A systematic review on the usage of averaged LET in radiation biology for particle therapy.

Linear Energy Transfer (LET) is widely used to express the radiation quality of ion beams, when characterizing the biological effectiveness. However, averaged LET may be defined in multiple ways, and the chosen definition may impact the resulting reported value. We review averaged LET definitions found in the literature, and quantify which impact using these various definitions have for different reference setups. We recorded the averaged LET definitions used in 354 publications quantifying the relative biological effectiveness (RBE) of hadronic beams, and investigated how these various definitions impact the reported averaged LET using a Monte Carlo particle transport code. We find that the kind of averaged LET being applied is, generally, poorly defined. Some definitions of averaged LET may influence the reported averaged LET values up to an order of magnitude.

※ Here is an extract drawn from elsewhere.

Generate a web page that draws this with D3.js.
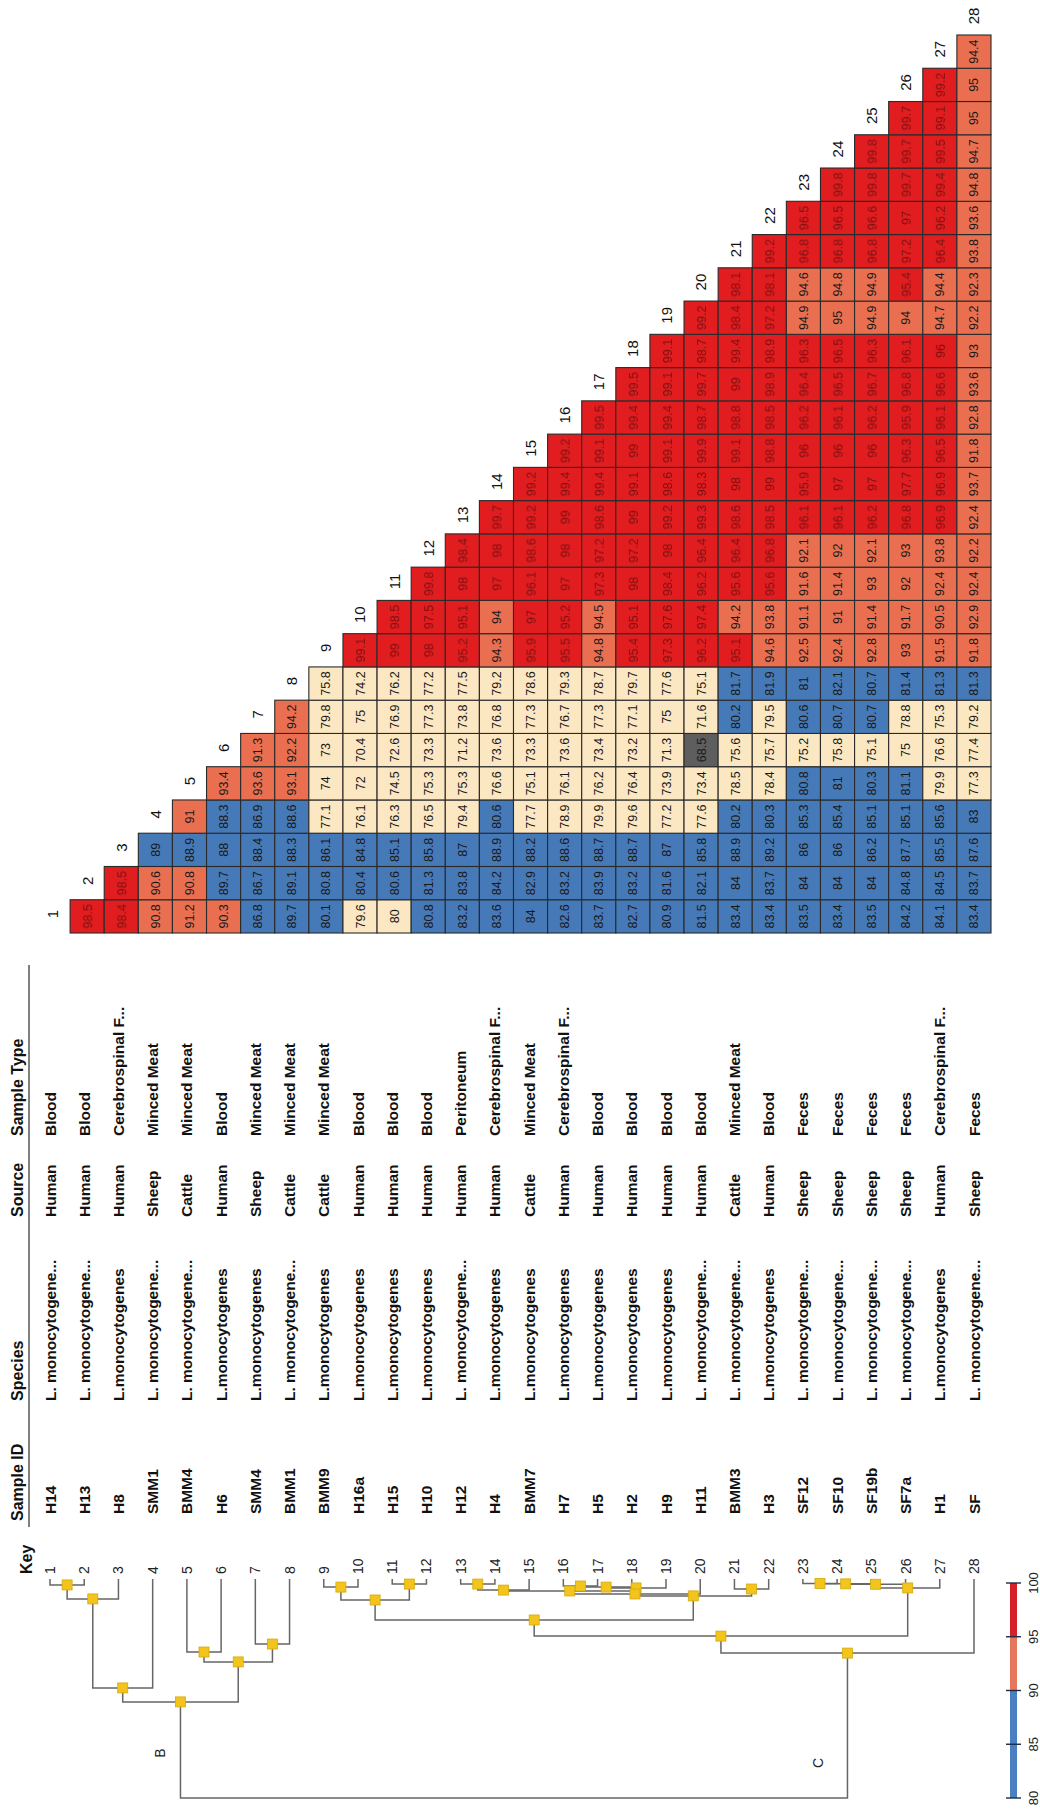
<!DOCTYPE html>
<html>
<head>
<meta charset="utf-8">
<script src="https://cdn.jsdelivr.net/npm/d3@7"></script>
<style>
  html, body { margin: 0; padding: 0; background: #ffffff; }
  svg { display: block; font-family: "Liberation Sans", Arial, Helvetica, sans-serif; }
</style>
</head>
<body>
<svg id="chart" width="1040" height="1811"></svg>
<script>
// ---- Isolate metadata (one entry per isolate, key 1..28) ----
const sampleIds = ["H14","H13","H8","SMM1","BMM4","H6","SMM4","BMM1","BMM9","H16a","H15","H10","H12","H4",
  "BMM7","H7","H5","H2","H9","H11","BMM3","H3","SF12","SF10","SF19b","SF7a","H1","SF"];
const speciesNames = ["L. monocytogene...","L. monocytogene...","L.monocytogenes","L. monocytogene...",
  "L. monocytogene...","L.monocytogenes","L.monocytogenes","L. monocytogene...","L.monocytogenes",
  "L.monocytogenes","L.monocytogenes","L.monocytogenes","L. monocytogene...","L.monocytogenes",
  "L.monocytogenes","L.monocytogenes","L.monocytogenes","L.monocytogenes","L.monocytogenes",
  "L. monocytogene...","L. monocytogene...","L.monocytogenes","L. monocytogene...","L. monocytogene...",
  "L. monocytogene...","L. monocytogene...","L.monocytogenes","L. monocytogene..."];
const sources = ["Human","Human","Human","Sheep","Cattle","Human","Sheep","Cattle","Cattle","Human",
  "Human","Human","Human","Human","Cattle","Human","Human","Human","Human","Human","Cattle","Human",
  "Sheep","Sheep","Sheep","Sheep","Human","Sheep"];
const sampleTypes = ["Blood","Blood","Cerebrospinal F...","Minced Meat","Minced Meat","Blood","Minced Meat",
  "Minced Meat","Minced Meat","Blood","Blood","Blood","Peritoneum","Cerebrospinal F...","Minced Meat",
  "Cerebrospinal F...","Blood","Blood","Blood","Blood","Minced Meat","Blood","Feces","Feces","Feces",
  "Feces","Cerebrospinal F...","Feces"];

// ---- Pairwise similarity (%), row i holds isolate i against isolates 1..i-1 ----
const similarityRows = [
  [],
  [98.5],
  [98.4, 98.5],
  [90.8, 90.6, 89],
  [91.2, 90.8, 88.9, 91],
  [90.3, 89.7, 88, 88.3, 93.4],
  [86.8, 86.7, 88.4, 86.9, 93.6, 91.3],
  [89.7, 89.1, 88.3, 88.6, 93.1, 92.2, 94.2],
  [80.1, 80.8, 86.1, 77.1, 74, 73, 79.8, 75.8],
  [79.6, 80.4, 84.8, 76.1, 72, 70.4, 75, 74.2, 99.1],
  [80, 80.6, 85.1, 76.3, 74.5, 72.6, 76.9, 76.2, 99, 98.5],
  [80.8, 81.3, 85.8, 76.5, 75.3, 73.3, 77.3, 77.2, 98, 97.5, 99.8],
  [83.2, 83.8, 87, 79.4, 75.3, 71.2, 73.8, 77.5, 95.2, 95.1, 98, 98.4],
  [83.6, 84.2, 88.9, 80.6, 76.6, 73.6, 76.8, 79.2, 94.3, 94, 97, 98, 99.7],
  [84, 82.9, 88.2, 77.7, 75.1, 73.3, 77.3, 78.6, 95.9, 97, 96.1, 98.6, 99.2, 99.2],
  [82.6, 83.2, 88.6, 78.9, 76.1, 73.6, 76.7, 79.3, 95.5, 95.2, 97, 98, 99, 99.4, 99.2],
  [83.7, 83.9, 88.7, 79.9, 76.2, 73.4, 77.3, 78.7, 94.8, 94.5, 97.3, 97.2, 98.6, 99.4, 99.1, 99.5],
  [82.7, 83.2, 88.7, 79.6, 76.4, 73.2, 77.1, 79.7, 95.4, 95.1, 98, 97.2, 99, 99.1, 99, 99.4, 99.5],
  [80.9, 81.6, 87, 77.2, 73.9, 71.3, 75, 77.6, 97.3, 97.6, 98.4, 98, 99.2, 98.6, 99.1, 99.4, 99.1, 99.1],
  [81.5, 82.1, 85.8, 77.6, 73.4, 68.5, 71.6, 75.1, 96.2, 97.4, 96.2, 96.4, 99.3, 98.3, 99.9, 98.7, 99.7, 98.7, 99.2],
  [83.4, 84, 88.9, 80.2, 78.5, 75.6, 80.2, 81.7, 95.1, 94.2, 95.6, 96.4, 98.6, 98, 99.1, 98.8, 99, 99.4, 98.4, 98.1],
  [83.4, 83.7, 89.2, 80.3, 78.4, 75.7, 79.5, 81.9, 94.6, 93.8, 95.6, 96.8, 98.5, 99, 98.8, 98.5, 98.9, 98.9, 97.2, 98.1, 99.2],
  [83.5, 84, 86, 85.3, 80.8, 75.2, 80.6, 81, 92.5, 91.1, 91.6, 92.1, 96.1, 95.9, 96, 96.2, 96.4, 96.3, 94.9, 94.6, 96.8, 96.5],
  [83.4, 84, 86, 85.4, 81, 75.8, 80.7, 82.1, 92.4, 91, 91.4, 92, 96.1, 97, 96, 96.1, 96.5, 96.5, 95, 94.8, 96.8, 96.5, 99.8],
  [83.5, 84, 86.2, 85.1, 80.3, 75.1, 80.7, 80.7, 92.8, 91.4, 93, 92.1, 96.2, 97, 96, 96.2, 96.7, 96.3, 94.9, 94.9, 96.8, 96.6, 99.8, 99.8],
  [84.2, 84.8, 87.7, 85.1, 81.1, 75, 78.8, 81.4, 93, 91.7, 92, 93, 96.8, 97.7, 96.3, 95.9, 96.8, 96.1, 94, 95.4, 97.2, 97, 99.7, 99.7, 99.7],
  [84.1, 84.5, 85.5, 85.6, 79.9, 76.6, 75.3, 81.3, 91.5, 90.5, 92.4, 93.8, 96.9, 96.9, 96.5, 96.1, 96.6, 96, 94.7, 94.4, 96.4, 96.2, 99.4, 99.5, 99.1, 99.2],
  [83.4, 83.7, 87.6, 83, 77.3, 77.4, 79.2, 81.3, 91.8, 92.9, 92.4, 92.2, 92.4, 93.7, 91.8, 92.8, 93.6, 93, 92.2, 92.3, 93.8, 93.6, 94.8, 94.7, 95, 95, 94.4]
];

// ---- Dendrogram (hclust-style: negative = isolate, positive = earlier merge) ----
const merges = [
  [-23, -24], [1, -25], [-11, -12], [-13, -14], [2, -26], [-1, -2], [-16, -17], [-9, -10],
  [7, -18], [9, -19], [5, -27], [-21, -22], [4, -15], [13, 10], [14, -20], [15, 12],
  [6, -3], [8, 3], [18, 16], [19, 11], [-7, -8], [-5, -6], [20, -28], [22, 21],
  [17, -4], [25, 24], [26, 23]
];
const mergeHeights = [0.2, 0.4, 0.5, 0.5, 0.6, 0.9, 1.4, 1.9, 1.9, 2.3, 2.3, 2.8, 3.3, 3.7, 5.1, 6.0,
  7.4, 7.9, 17.2, 24.7, 28.4, 32.1, 32.6, 36.7, 48.8, 55.3, 100];
const clusterLabels = [{ text: "B", x: 160, y: 1753 }, { text: "C", x: 818, y: 1763 }];

// ---- Colour key ----
const legendTicks = [80, 85, 90, 95, 100];
const legendBands = [
  { from: 80, to: 90, color: "#4a80bf" },
  { from: 90, to: 95, color: "#e5775c" },
  { from: 95, to: 100, color: "#d5202a" }
];

// ------------------------------------------------------------------
const svg = d3.select("#chart");
const isolates = d3.range(1, 29);

function cellColor(v) {
  if (v < 70) return "#5e5e5e";
  if (v <= 80) return "#fbe7c2";
  if (v <= 90) return "#4679b8";
  if (v <= 95) return "#ea6f51";
  return "#e21d20";
}

// Blur for the low-contrast numbers inside the red cells
const defs = svg.append("defs");
defs.append("filter").attr("id", "soft").append("feGaussianBlur").attr("stdDeviation", 0.45);

// ---- Heatmap (triangular) ----
const hx = d3.scaleBand().domain(isolates).range([36, 991]);
const hy = d3.scaleBand().domain(d3.range(1, 28)).range([933, 35]);

const cells = [];
similarityRows.forEach((row, r) => {
  row.forEach((v, c) => cells.push({ i: r + 1, j: c + 1, v }));
});

const heat = svg.append("g");
heat.selectAll("rect").data(cells).join("rect")
  .attr("x", d => hx(d.i))
  .attr("y", d => hy(d.j))
  .attr("width", hx.bandwidth())
  .attr("height", hy.bandwidth())
  .attr("fill", d => cellColor(d.v))
  .attr("stroke", "#2a2a2a")
  .attr("stroke-width", 1.1);

heat.selectAll("text.val").data(cells).join("text")
  .attr("class", "val")
  .attr("transform", d => `translate(${hx(d.i) + hx.bandwidth() / 2},${hy(d.j) + hy.bandwidth() / 2}) rotate(-90)`)
  .attr("text-anchor", "middle")
  .attr("dy", "0.36em")
  .attr("font-size", 12.5)
  .attr("fill", d => d.v > 95 ? "#7a1212" : "#1a1a1a")
  .attr("filter", d => d.v > 95 ? "url(#soft)" : null)
  .text(d => d.v);

// Column numbers along the staircase
heat.selectAll("text.col").data(isolates).join("text")
  .attr("class", "col")
  .attr("transform", i => {
    const top = i > 1 ? hy(i - 1) : hy(1) + hy.bandwidth();
    return `translate(${hx(i) + hx.bandwidth() / 2},${top - 19}) rotate(-90)`;
  })
  .attr("text-anchor", "middle")
  .attr("dy", "0.36em")
  .attr("font-size", 15)
  .attr("fill", "#111")
  .text(i => i);

// ---- Metadata table ----
const tx = d3.scalePoint().domain(isolates).range([50, 974]);
const table = svg.append("g");

const tableRows = [
  { header: "Sample Type", values: sampleTypes, y: 1136 },
  { header: "Source", values: sources, y: 1217 },
  { header: "Species", values: speciesNames, y: 1401 },
  { header: "Sample ID", values: sampleIds, y: 1514, headerY: 1521 }
];

tableRows.forEach(row => {
  table.append("g").selectAll("text").data(row.values).join("text")
    .attr("transform", (d, k) => `translate(${tx(k + 1)},${row.y}) rotate(-90)`)
    .attr("dy", "0.36em")
    .attr("font-size", 15.5)
    .attr("font-weight", "bold")
    .attr("fill", "#111")
    .text(d => d);
  table.append("text")
    .attr("transform", `translate(17,${row.headerY || row.y}) rotate(-90)`)
    .attr("dy", "0.36em")
    .attr("font-size", 16)
    .attr("font-weight", "bold")
    .attr("fill", "#111")
    .text(row.header);
});

table.append("line")
  .attr("x1", 29).attr("x2", 29).attr("y1", 965).attr("y2", 1527)
  .attr("stroke", "#555").attr("stroke-width", 1.5);

// Key numbers
table.append("text")
  .attr("transform", "translate(26,1574) rotate(-90)")
  .attr("dy", "0.36em")
  .attr("font-size", 16)
  .attr("font-weight", "bold")
  .attr("fill", "#111")
  .text("Key");
table.append("g").selectAll("text").data(isolates).join("text")
  .attr("transform", i => `translate(${tx(i)},1574) rotate(-90)`)
  .attr("dy", "0.36em")
  .attr("font-size", 14)
  .attr("fill", "#222")
  .text(i => i);

// ---- Dendrogram ----
const leafTop = 1579;
const dyScale = d3.scaleLinear().domain([0, 100]).range([1583, 1798]);
const nodes = [];
const nodeAt = ref => ref < 0 ? { x: tx(-ref), y: leafTop } : nodes[ref - 1];
const links = [];
merges.forEach((m, k) => {
  const a = nodeAt(m[0]), b = nodeAt(m[1]);
  const y = dyScale(mergeHeights[k]);
  links.push(`M${a.x},${a.y}V${y}H${b.x}V${b.y}`);
  nodes.push({ x: (a.x + b.x) / 2, y, root: k === merges.length - 1 });
});

const dendro = svg.append("g");
dendro.selectAll("path").data(links).join("path")
  .attr("d", d => d)
  .attr("fill", "none")
  .attr("stroke", "#666")
  .attr("stroke-width", 1.5);

dendro.selectAll("rect").data(nodes.filter(n => !n.root)).join("rect")
  .attr("x", n => n.x - 5).attr("y", n => n.y - 5)
  .attr("width", 10).attr("height", 10)
  .attr("fill", "#f2c41c")
  .attr("stroke", "#d6a90a")
  .attr("stroke-width", 0.8);

dendro.selectAll("text").data(clusterLabels).join("text")
  .attr("transform", d => `translate(${d.x},${d.y}) rotate(-90)`)
  .attr("text-anchor", "middle")
  .attr("dy", "0.36em")
  .attr("font-size", 14)
  .attr("fill", "#222")
  .text(d => d.text);

// ---- Colour key ----
const ly = d3.scaleLinear().domain([80, 100]).range([1798, 1583]);
const legend = svg.append("g");
legend.selectAll("rect").data(legendBands).join("rect")
  .attr("x", 1010).attr("width", 7)
  .attr("y", d => ly(d.to)).attr("height", d => ly(d.from) - ly(d.to))
  .attr("fill", d => d.color);
legend.selectAll("line").data(legendTicks).join("line")
  .attr("x1", 1006).attr("x2", 1021)
  .attr("y1", d => ly(d)).attr("y2", d => ly(d))
  .attr("stroke", "#1d2a44").attr("stroke-width", 1.4);
legend.selectAll("text").data(legendTicks).join("text")
  .attr("transform", d => `translate(1033,${ly(d)}) rotate(-90)`)
  .attr("text-anchor", "middle")
  .attr("dy", "0.36em")
  .attr("font-size", 13)
  .attr("fill", "#222")
  .text(d => d);
</script>
</body>
</html>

For publications involving protons, most applied dose averaged LET when reporting RBE. The absence of what target medium is used and what secondary particles are included further contributes to an ill-defined averaged LET. We also found evidence of inconsistent usage of averaged LET definitions when deriving LET-based RBE models. To conclude, due to commonly ill-defined averaged LET and to the inherent problems of LET-based RBE models, averaged LET may only be used as a coarse indicator of radiation quality. We propose a more rigorous way of reporting LET values, and suggest that ideally the entire particle fluence spectra should be recorded and provided for future RBE studies, from which any type of averaged LET (or other quantities) may be inferred.